I have already pointed out how every machine is built and not merely put together. Even the parts sent abroad are assembled, adjusted for smooth running and examined before being dismantled for packing. In a gallery round the main assembly floor of the fitting shops, handlebars are equipped with brake work and these items go down by lift to form sets with the frames from the enameling plant and other parts. The builders, all men of middle age or older, are supplied with these complete sets and from a bin of parts an assembler builds a bicycle, filing here if necessary, adjusting there, until he passes to the inspection department the finished job ready for the road.

Careful viewing at every stage of manufacture is behind the slogan” Famous for Finish “; that each nut, screw and bolt is examined one by one after being chromium plated is an instance of this thoroughness.

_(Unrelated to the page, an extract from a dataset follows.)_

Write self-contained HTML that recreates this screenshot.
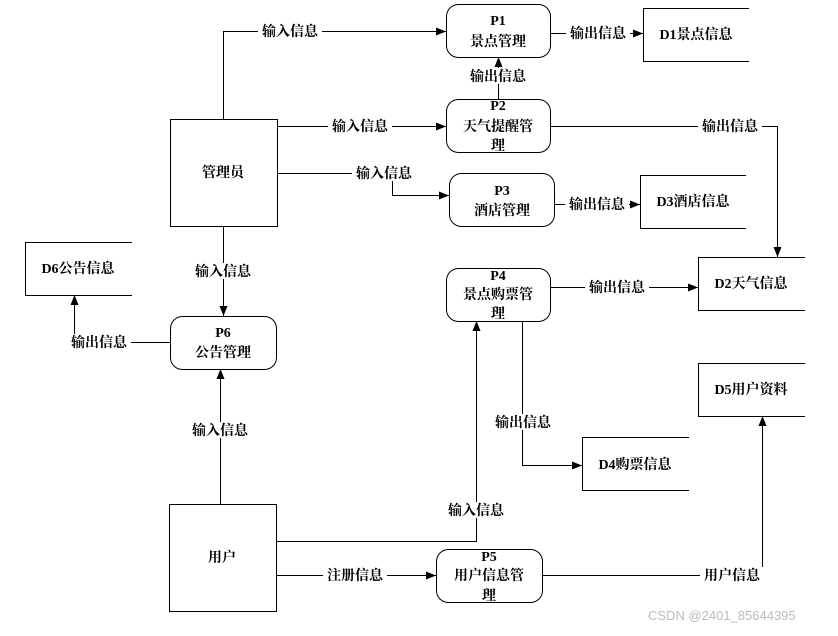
<!DOCTYPE html>
<html><head><meta charset="utf-8"><style>
html,body{margin:0;padding:0;background:#fff;}
svg text{font-family:"Liberation Serif","Noto Serif CJK SC",serif;font-weight:bold;font-size:14px;fill:#000;}
</style></head><body>
<svg width="838" height="631" viewBox="0 0 838 631" xmlns="http://www.w3.org/2000/svg">
<defs><marker id="a" markerWidth="10" markerHeight="8" refX="10" refY="4" orient="auto" markerUnits="userSpaceOnUse"><path d="M0,0 L10,4 L0,8 Z" fill="#000"/></marker></defs>
<g fill="none" stroke="#000" stroke-width="1">
<!-- external entities -->
<rect x="170.5" y="119.5" width="107" height="107"/>
<rect x="169.5" y="504.5" width="107" height="107"/>
<!-- processes -->
<rect x="446.5" y="4.5" width="104" height="53" rx="12"/>
<rect x="446.5" y="99.5" width="104" height="53" rx="12"/>
<rect x="449.5" y="173.5" width="105" height="53" rx="12"/>
<rect x="446.5" y="268.5" width="104" height="53" rx="12"/>
<rect x="170.5" y="316.5" width="106" height="53" rx="12"/>
<rect x="436.5" y="549.5" width="106" height="53" rx="12"/>
<!-- data stores -->
<path d="M749,8.5H643.5V61.5H749"/>
<path d="M746,175.5H640.5V228.5H746"/>
<path d="M805,257.5H698.5V310.5H805"/>
<path d="M132,242.5H25.5V295.5H132"/>
<path d="M805,363.5H698.5V416.5H805"/>
<path d="M689,437.5H582.5V490.5H689"/>
<!-- flows -->
<path d="M223.5,119V31.5H446" marker-end="url(#a)"/>
<path d="M550,33.5H643" marker-end="url(#a)"/>
<path d="M498.5,99V57" marker-end="url(#a)"/>
<path d="M277,126.5H446" marker-end="url(#a)"/>
<path d="M550,126.5H777.5V257" marker-end="url(#a)"/>
<path d="M277,173.5H392.5V195.5H449" marker-end="url(#a)"/>
<path d="M554,204.5H640" marker-end="url(#a)"/>
<path d="M223.5,226V316" marker-end="url(#a)"/>
<path d="M170,342.5H74.5V295" marker-end="url(#a)"/>
<path d="M550,287.5H698" marker-end="url(#a)"/>
<path d="M522.5,321V465.5H582" marker-end="url(#a)"/>
<path d="M220.5,504V369" marker-end="url(#a)"/>
<path d="M276,541.5H476.5V321" marker-end="url(#a)"/>
<path d="M276,575.5H436" marker-end="url(#a)"/>
<path d="M542,575.5H762.5V416" marker-end="url(#a)"/>
</g>
<!-- label backgrounds -->
<g fill="#fff">
<rect x="258" y="23" width="64" height="16"/>
<rect x="566" y="25" width="64" height="16"/>
<rect x="466" y="68" width="64" height="16"/>
<rect x="328" y="118" width="64" height="16"/>
<rect x="698" y="118" width="64" height="16"/>
<rect x="352" y="165" width="64" height="16"/>
<rect x="565" y="196" width="64" height="16"/>
<rect x="191" y="263" width="64" height="16"/>
<rect x="67" y="334" width="64" height="16"/>
<rect x="585" y="279" width="64" height="16"/>
<rect x="491" y="414" width="64" height="16"/>
<rect x="188" y="422" width="64" height="16"/>
<rect x="444" y="502" width="64" height="16"/>
<rect x="323" y="567" width="64" height="16"/>
<rect x="700" y="567" width="64" height="16"/>
</g>
<g text-anchor="middle">
<text x="290" y="36">输入信息</text>
<text x="598" y="38">输出信息</text>
<text x="498" y="81">输出信息</text>
<text x="360" y="131">输入信息</text>
<text x="730" y="131">输出信息</text>
<text x="384" y="178">输入信息</text>
<text x="597" y="209">输出信息</text>
<text x="223" y="276">输入信息</text>
<text x="99" y="347">输出信息</text>
<text x="617" y="292">输出信息</text>
<text x="523" y="427">输出信息</text>
<text x="220" y="435">输入信息</text>
<text x="476" y="515">输入信息</text>
<text x="355" y="580">注册信息</text>
<text x="732" y="580">用户信息</text>
<text x="498" y="25">P1</text><text x="498" y="46">景点管理</text>
<text x="498" y="110">P2</text><text x="498" y="131">天气提醒管</text><text x="498" y="150">理</text>
<text x="502" y="195">P3</text><text x="502" y="215">酒店管理</text>
<text x="498" y="280">P4</text><text x="498" y="299">景点购票管</text><text x="498" y="318">理</text>
<text x="223" y="337">P6</text><text x="223" y="357">公告管理</text>
<text x="489" y="561">P5</text><text x="489" y="580">用户信息管</text><text x="489" y="600">理</text>
<text x="223" y="177">管理员</text>
<text x="222" y="562">用户</text>
<text x="696" y="39">D1景点信息</text>
<text x="693" y="206">D3酒店信息</text>
<text x="751" y="288">D2天气信息</text>
<text x="78" y="273">D6公告信息</text>
<text x="751" y="394">D5用户资料</text>
<text x="635" y="469">D4购票信息</text>
</g>
<text x="648" y="620" style="font-family:'Liberation Sans',sans-serif;font-weight:normal;font-size:13px;fill:#bbb;">CSDN @2401_85644395</text>
</svg>
</body></html>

I have just read a review of Barton’s industries that appeared in a periodical early in the present century. It commented: ” Although some industries are necessarily restricted to localities and definite conditions, real ability and enterprise will find an outlet in the most unlikely places.” That compliment to Elswick-Hoppers can be paid with even greater meaning today, except that Barton is no longer an unlikely place for the manufacture of bicycles; it has become a famous cycle-making centre–Fred Hopper made it so!